The family of late billionaire and art collector George Lindemann returned 33 looted artifacts to Cambodia, following an agreement between the family and the U.S. Justice Department.
The return of the artifacts was voluntary, and the U.S. Attorney’s Office for the Southern District of New York stressed that“For decades, Cambodia suffered at the hands of unscrupulous art dealers and looters who trafficked cultural treasures to the American art market. We thank the Lindemann family for their cooperation and assistance in the repatriation of the antiquities to Cambodia,” U.S. Attorney Damian Williams said in a statement on Monday.
The art dates to the Khmer Empire between the 10th and 12th centuries. During that era, also known as the Angkor Period, Hinduism was the state faith. The pieces, which reference figures from the Hindu scriptures and epics, came from temple complexes dating to the era, including the brief 10th-century capital of Koh Ker and the more famous complex at Angkor Wat, the U.S. Attorney’s Office said.

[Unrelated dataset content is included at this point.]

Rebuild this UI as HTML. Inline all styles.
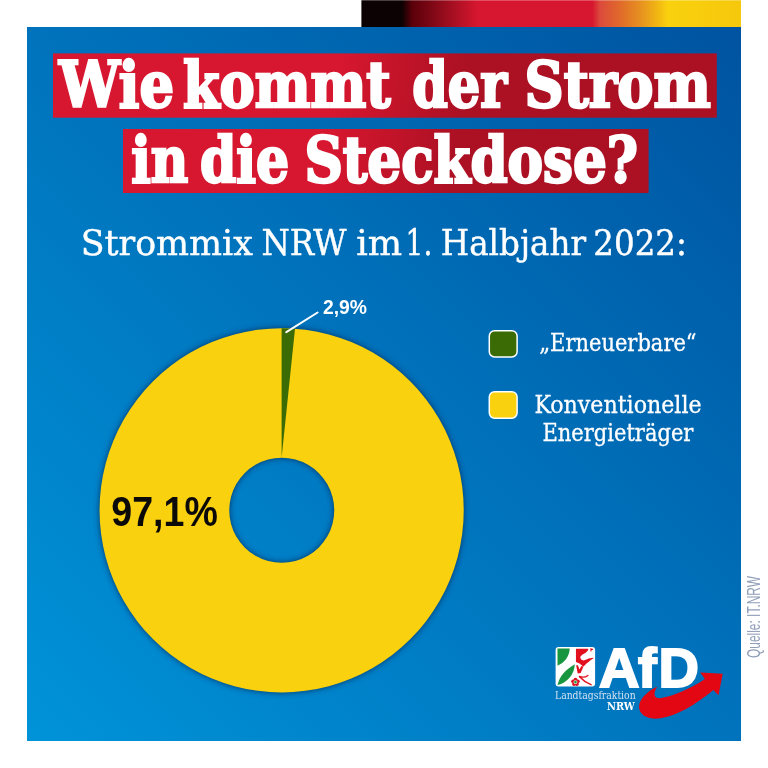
<!DOCTYPE html>
<html lang="de">
<head>
<meta charset="utf-8">
<title>Wie kommt der Strom in die Steckdose?</title>
<style>
html,body{margin:0;padding:0;background:#fff;}
body{width:768px;height:768px;overflow:hidden;position:relative;}
svg{display:block;position:absolute;left:0;top:0;}
.slabB{font-family:"DejaVu Serif","Liberation Serif",serif;font-weight:bold;font-stretch:condensed;}
.slab{font-family:"DejaVu Serif","Liberation Serif",serif;font-weight:normal;font-stretch:condensed;}
.sans{font-family:"Liberation Sans","DejaVu Sans",sans-serif;}
.sansB{font-family:"Liberation Sans","DejaVu Sans",sans-serif;font-weight:bold;}
</style>
</head>
<body>
<svg width="768" height="768" viewBox="0 0 768 768">
  <defs>
    <linearGradient id="bg" x1="741" y1="27" x2="27" y2="741" gradientUnits="userSpaceOnUse">
      <stop offset="0" stop-color="#0053a0"/>
      <stop offset="1" stop-color="#0093d8"/>
    </linearGradient>
    <linearGradient id="flag" x1="362" y1="0" x2="741" y2="0" gradientUnits="userSpaceOnUse">
      <stop offset="0" stop-color="#0c0203"/>
      <stop offset="0.1055" stop-color="#0c0203"/>
      <stop offset="0.132" stop-color="#5a0009"/>
      <stop offset="0.206" stop-color="#8e0b1b"/>
      <stop offset="0.306" stop-color="#d7172f"/>
      <stop offset="0.608" stop-color="#d7172f"/>
      <stop offset="0.628" stop-color="#dc4a3c"/>
      <stop offset="0.681" stop-color="#e06a2a"/>
      <stop offset="0.734" stop-color="#e69020"/>
      <stop offset="0.781" stop-color="#f2b812"/>
      <stop offset="0.807" stop-color="#f9d10e"/>
      <stop offset="1" stop-color="#f6c80c"/>
    </linearGradient>
    <linearGradient id="red" x1="335" y1="85" x2="465" y2="101" gradientUnits="userSpaceOnUse">
      <stop offset="0" stop-color="#d7172f"/>
      <stop offset="1" stop-color="#ab1023"/>
    </linearGradient>
    <filter id="sh" x="-10%" y="-10%" width="120%" height="120%">
      <feGaussianBlur stdDeviation="3"/>
    </filter>
  </defs>
  <!-- blue panel -->
  <rect x="27" y="27" width="714" height="714" fill="url(#bg)"/>
  <!-- flag bar -->
  <rect x="361.4" y="0.25" width="379.6" height="26.75" fill="url(#flag)"/>
  <!-- title boxes -->
  <rect x="53" y="53.4" width="663.8" height="64.3" fill="url(#red)"/>
  <rect x="123" y="129" width="525.6" height="64" fill="url(#red)"/>
  <g>
    <text class="slabB" x="58.99" y="107.4" font-size="63" fill="#fff" stroke="#fff" stroke-width="2.4" textLength="115.01" lengthAdjust="spacingAndGlyphs">Wie</text>
    <text class="slabB" x="183.0" y="107.4" font-size="63" fill="#fff" stroke="#fff" stroke-width="2.4" textLength="207.6" lengthAdjust="spacingAndGlyphs">kommt</text>
    <text class="slabB" x="412.2" y="107.4" font-size="63" fill="#fff" stroke="#fff" stroke-width="2.4" textLength="94.81" lengthAdjust="spacingAndGlyphs">der</text>
    <text class="slabB" x="524.58" y="107.4" font-size="63" fill="#fff" stroke="#fff" stroke-width="2.4" textLength="186.22" lengthAdjust="spacingAndGlyphs">Strom</text>
    <text class="slabB" x="131.16" y="182.2" font-size="63" fill="#fff" stroke="#fff" stroke-width="2.4" textLength="57.04" lengthAdjust="spacingAndGlyphs">in</text>
    <text class="slabB" x="199.97" y="182.2" font-size="63" fill="#fff" stroke="#fff" stroke-width="2.4" textLength="89.27" lengthAdjust="spacingAndGlyphs">die</text>
    <text class="slabB" x="304.38" y="182.2" font-size="63" fill="#fff" stroke="#fff" stroke-width="2.4" textLength="333.63" lengthAdjust="spacingAndGlyphs">Steckdose?</text>
  </g>
  <!-- subtitle -->
  <g>
    <text class="slab" x="80.75" y="254.5" font-size="36" fill="#fff" stroke="#fff" stroke-width="0.4" textLength="172.04" lengthAdjust="spacingAndGlyphs">Strommix</text>
    <text class="slab" x="261.39" y="254.5" font-size="36" fill="#fff" stroke="#fff" stroke-width="0.4" textLength="85.21" lengthAdjust="spacingAndGlyphs">NRW</text>
    <text class="slab" x="356.15" y="254.5" font-size="36" fill="#fff" stroke="#fff" stroke-width="0.4" textLength="45.9" lengthAdjust="spacingAndGlyphs">im</text>
    <text class="slab" x="405.58" y="254.5" font-size="36" fill="#fff" stroke="#fff" stroke-width="0.4" textLength="26.74" lengthAdjust="spacingAndGlyphs">1.</text>
    <text class="slab" x="440.79" y="254.5" font-size="36" fill="#fff" stroke="#fff" stroke-width="0.4" textLength="145.2" lengthAdjust="spacingAndGlyphs">Halbjahr</text>
    <text class="slab" x="593.32" y="254.5" font-size="36" fill="#fff" stroke="#fff" stroke-width="0.4" textLength="93.67" lengthAdjust="spacingAndGlyphs">2022:</text>
  </g>
  <!-- donut -->
  <g filter="url(#sh)" opacity="1">
    <path d="M281.7 328.2 A182.1 182.1 0 1 1 281.6 328.2 Z M281.7 457.8 A52.5 52.5 0 1 0 281.8 457.8 Z" fill="#003366" fill-rule="evenodd"/>
  </g>
  <path d="M281.7 328.2 A182.1 182.1 0 1 1 281.6 328.2 Z M281.7 457.8 A52.5 52.5 0 1 0 281.8 457.8 Z" fill="#f9d10e" fill-rule="evenodd"/>
  <path d="M281.6 457.8 L281.6 328.2 A182.1 182.1 0 0 1 295 328.7 Z" fill="#3a6b05"/>
  <line x1="286.3" y1="332.2" x2="317.6" y2="312.5" stroke="#fff" stroke-width="2" stroke-linecap="round"/>
  <text class="sansB" x="323.0" y="313.5" font-size="19.5" fill="#fff" textLength="44.03" lengthAdjust="spacingAndGlyphs">2,9%</text>
  <text class="sansB" x="111.37" y="525.6" font-size="42" fill="#0c0a08" textLength="106.46" lengthAdjust="spacingAndGlyphs">97,1%</text>
  <!-- legend -->
  <rect x="489.3" y="330.65" width="27.8" height="26.3" rx="5.3" fill="#3a6b05" stroke="#fff" stroke-width="1.5"/>
  <rect x="489.3" y="391.7" width="27.8" height="26.45" rx="5.3" fill="#f9d10e" stroke="#fff" stroke-width="1.5"/>
  <g>
    <text class="slab" x="539.18" y="350.8" font-size="24" fill="#fff" stroke="#fff" stroke-width="0.3" textLength="157.43" lengthAdjust="spacingAndGlyphs">„Erneuerbare“</text>
    <text class="slab" x="534.4" y="412.9" font-size="24" fill="#fff" stroke="#fff" stroke-width="0.3" textLength="167.21" lengthAdjust="spacingAndGlyphs">Konventionelle</text>
    <text class="slab" x="542.39" y="440.7" font-size="24" fill="#fff" stroke="#fff" stroke-width="0.3" textLength="151.01" lengthAdjust="spacingAndGlyphs">Energieträger</text>
  </g>
  <!-- source -->
  <text transform="translate(760 658) rotate(-90)" font-family="Liberation Sans, DejaVu Sans, sans-serif" font-size="17.8" fill="#909eb8" textLength="82" lengthAdjust="spacingAndGlyphs">Quelle: IT.NRW</text>
  <!-- logo -->
  <g id="logo">
    <rect x="555.6" y="646.9" width="39.5" height="39.6" rx="3" fill="#fff"/>
    <path d="M557.5 648.6 L569.7 648.6 C569.5 656 565 662.5 557.5 665.75 Z" fill="#17963f"/>
    <path d="M557.5 685.1 C559.6 676 565 670 574.8 664.2 C574.3 674.5 567.5 682.5 557.5 685.1 Z" fill="#17963f"/>
    <path d="M575.95 648.73 L588.26 648.73 L588.06 650.3 L585.72 652.64 L582.59 654.59 L580.64 656.35 L580.25 657.72 L581.23 659.48 L583.38 660.45 L585.72 659.67 L588.84 658.5 L591.58 657.91 L593.34 657.72 L593.73 656.94 L593.14 658.5 L590.8 660.06 L588.84 661.63 L586.5 663.58 L584.55 665.53 L583.18 666.7 L581.81 665.14 L579.08 663.19 L575.95 662.02 Z" fill="#e2101c"/>
    <path d="M576.15 665.34 L577.91 665.14 L579.47 669.44 L581.42 665.92 L583.38 666.7 L580.64 672.95 L577.71 673.54 Z" fill="#e2101c"/>
    <path d="M590.21 648.15 L592.75 648.73 L593.14 649.71 L591.58 650.3 L591.19 651.86 L590.6 651.47 Z" fill="#e2101c"/>
    <path d="M579.3 676.3 C582 677.4 585.6 677.2 587.9 675.4" fill="none" stroke="#e2101c" stroke-width="1.3" stroke-linecap="round"/>
    <path d="M579.8 677 C582.5 680 586 682.6 591 684.6" fill="none" stroke="#e2101c" stroke-width="1.5" stroke-linecap="round"/>
    <g fill="#d9121f">
      <circle cx="575.47" cy="679.6" r="1.9"/>
      <circle cx="577.8" cy="681.3" r="1.9"/>
      <circle cx="576.9" cy="684.1" r="1.9"/>
      <circle cx="574.0" cy="684.1" r="1.9"/>
      <circle cx="573.1" cy="681.3" r="1.9"/>
    </g>
    <circle cx="575.47" cy="682.1" r="1.9" fill="#fff"/>
    <circle cx="575.47" cy="682.1" r="1.3" fill="#20963a"/>
    <text class="sansB" y="686.7" font-size="56" fill="#fff" stroke="#fff" stroke-width="2"><tspan x="599">A</tspan><tspan x="638">f</tspan><tspan x="658.5">D</tspan></text>
    <text class="slab" x="554.99" y="698.8" font-size="11" fill="#d4e2f2" textLength="80.62" lengthAdjust="spacingAndGlyphs">Landtagsfraktion</text>
    <text class="slabB" x="606.97" y="710" font-size="10.2" fill="#fff" textLength="27.85" lengthAdjust="spacingAndGlyphs">NRW</text>
    <path d="M657.3 686.7 C650 689.5 641.5 696.5 639.3 704 C637.8 711.5 642.5 717.3 653 718.6 C668 719.6 690 709.5 713.3 690 L718.5 695.2 L722.7 673.7 L700.3 672.4 L704.9 678.9 C690 689.2 672 696.2 660 698.2 C655.5 698.6 654 695.5 654.7 692.5 C655.2 690.2 656.2 688.2 657.3 686.7 Z" fill="#e30613"/>
  </g>
</svg>
</body>
</html>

These include a reclining statue of the god Vishnu with consort goddess Lakshmi, the hero Dhrishtadyumna from the Mahabharata epic, and a sculpture depicting Ardhanarishvara, a half-male half-female deity “It pleases the Cambodian government that the Lindemann family, in possession of these national treasures, knowing they were wrongfully possessed, have duly and voluntarily returned them to their rightful owners,” Cambodian Minister of Culture and Fine Arts Phoeurng Sackona told The Times.